Task goal
Every line holding the word "with" counts once. Give the total, nothing more.

☆ ☆ ☆

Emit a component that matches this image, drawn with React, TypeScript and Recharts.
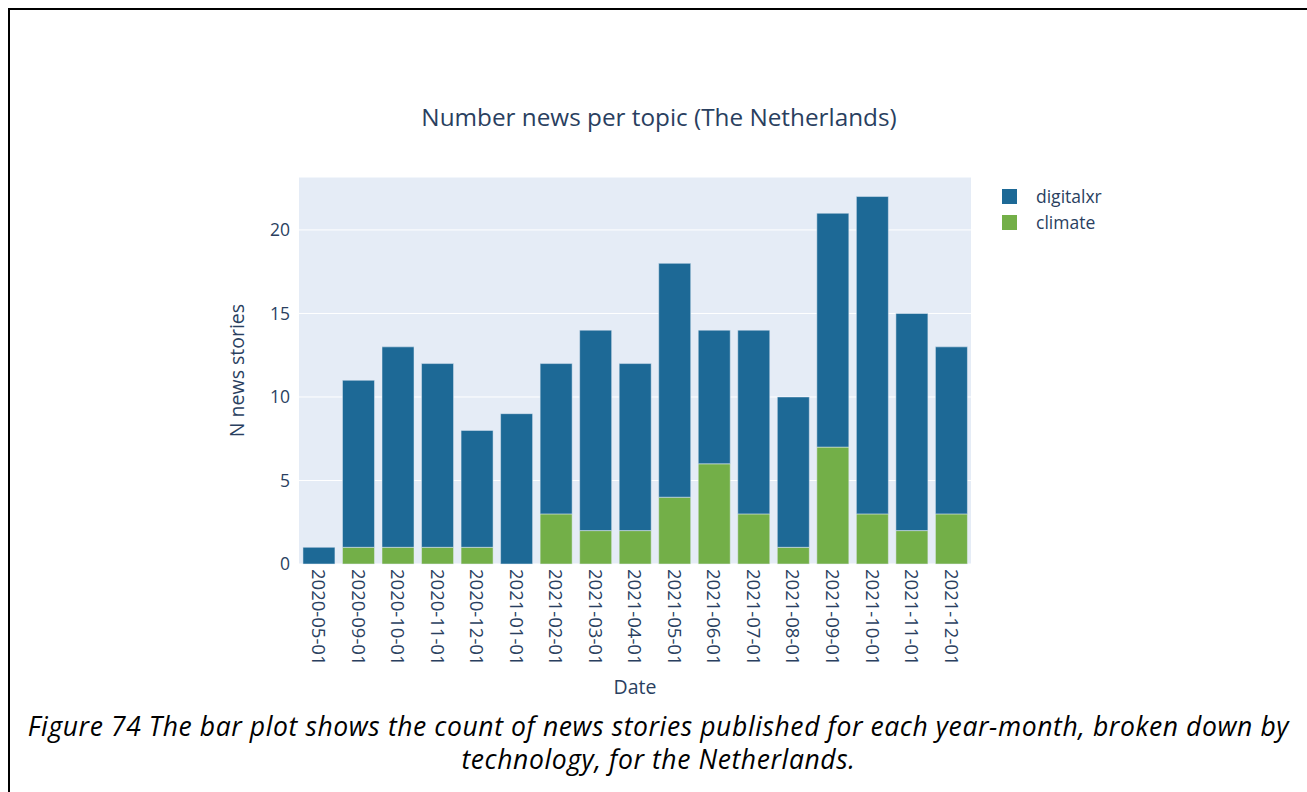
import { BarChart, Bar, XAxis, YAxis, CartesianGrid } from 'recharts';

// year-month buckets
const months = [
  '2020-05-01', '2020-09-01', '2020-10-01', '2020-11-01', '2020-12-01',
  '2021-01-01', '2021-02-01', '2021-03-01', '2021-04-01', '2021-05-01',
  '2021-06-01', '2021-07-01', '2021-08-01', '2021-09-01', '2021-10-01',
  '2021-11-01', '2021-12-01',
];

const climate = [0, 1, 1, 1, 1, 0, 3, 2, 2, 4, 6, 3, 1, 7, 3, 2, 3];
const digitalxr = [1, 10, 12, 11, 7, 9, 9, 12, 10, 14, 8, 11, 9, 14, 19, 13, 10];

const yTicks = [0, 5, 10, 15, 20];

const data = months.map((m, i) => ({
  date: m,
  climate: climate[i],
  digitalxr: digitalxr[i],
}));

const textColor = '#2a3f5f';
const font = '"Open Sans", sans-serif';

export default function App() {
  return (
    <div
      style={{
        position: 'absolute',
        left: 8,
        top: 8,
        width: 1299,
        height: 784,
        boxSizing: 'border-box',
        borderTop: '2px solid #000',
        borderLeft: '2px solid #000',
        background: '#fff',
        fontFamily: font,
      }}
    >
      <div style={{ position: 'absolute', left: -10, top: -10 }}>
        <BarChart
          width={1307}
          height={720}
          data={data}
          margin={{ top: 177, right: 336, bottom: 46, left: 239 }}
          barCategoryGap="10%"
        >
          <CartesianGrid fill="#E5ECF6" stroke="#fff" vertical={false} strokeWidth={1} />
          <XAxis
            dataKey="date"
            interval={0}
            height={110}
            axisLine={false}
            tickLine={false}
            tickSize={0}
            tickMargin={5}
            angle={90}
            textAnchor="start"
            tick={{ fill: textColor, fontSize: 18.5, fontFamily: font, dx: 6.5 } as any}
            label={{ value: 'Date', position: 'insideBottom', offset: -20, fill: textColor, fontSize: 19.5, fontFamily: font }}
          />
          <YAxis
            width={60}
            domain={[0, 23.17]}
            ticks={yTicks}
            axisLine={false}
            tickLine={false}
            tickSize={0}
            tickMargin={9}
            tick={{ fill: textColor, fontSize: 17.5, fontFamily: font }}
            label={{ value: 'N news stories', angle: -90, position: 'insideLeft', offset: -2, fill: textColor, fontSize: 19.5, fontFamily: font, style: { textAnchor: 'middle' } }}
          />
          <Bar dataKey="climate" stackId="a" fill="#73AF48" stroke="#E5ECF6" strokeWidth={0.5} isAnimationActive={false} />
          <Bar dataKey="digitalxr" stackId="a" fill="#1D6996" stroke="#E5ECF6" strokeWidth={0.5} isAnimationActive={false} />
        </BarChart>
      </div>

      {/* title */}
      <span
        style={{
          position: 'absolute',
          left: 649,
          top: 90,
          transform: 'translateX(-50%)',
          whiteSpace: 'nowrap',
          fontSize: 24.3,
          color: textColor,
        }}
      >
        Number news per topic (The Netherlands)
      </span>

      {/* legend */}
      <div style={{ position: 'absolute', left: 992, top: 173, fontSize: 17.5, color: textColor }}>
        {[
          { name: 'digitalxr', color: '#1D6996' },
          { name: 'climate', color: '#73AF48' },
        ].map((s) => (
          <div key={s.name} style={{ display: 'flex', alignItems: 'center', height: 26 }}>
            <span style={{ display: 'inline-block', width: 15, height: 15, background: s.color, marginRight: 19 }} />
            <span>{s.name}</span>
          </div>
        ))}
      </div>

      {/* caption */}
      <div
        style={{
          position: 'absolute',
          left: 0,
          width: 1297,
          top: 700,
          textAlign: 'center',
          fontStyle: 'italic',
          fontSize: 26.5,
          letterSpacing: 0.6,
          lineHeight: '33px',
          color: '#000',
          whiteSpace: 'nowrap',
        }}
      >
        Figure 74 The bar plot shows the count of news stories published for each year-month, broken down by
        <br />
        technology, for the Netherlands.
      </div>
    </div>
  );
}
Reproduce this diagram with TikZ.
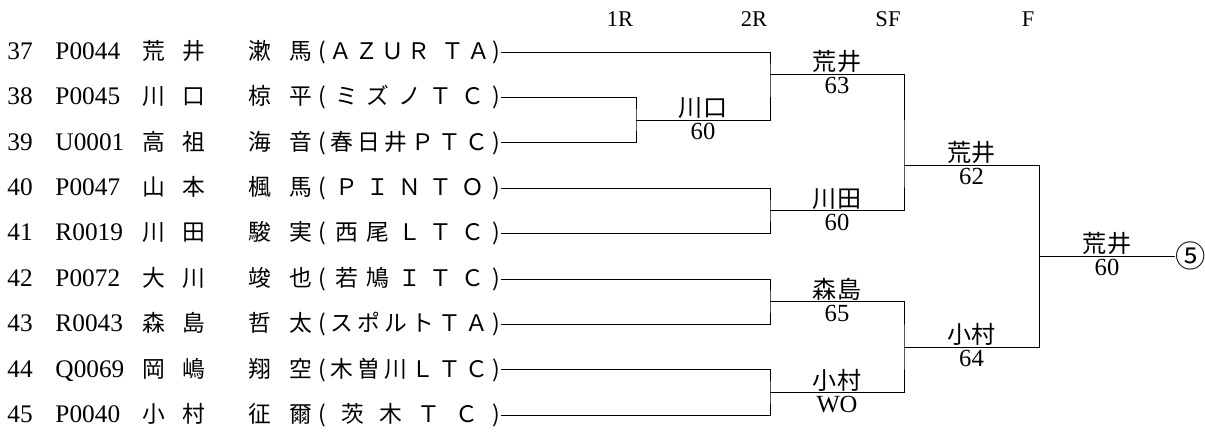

☆ ☆ ☆

Answer
2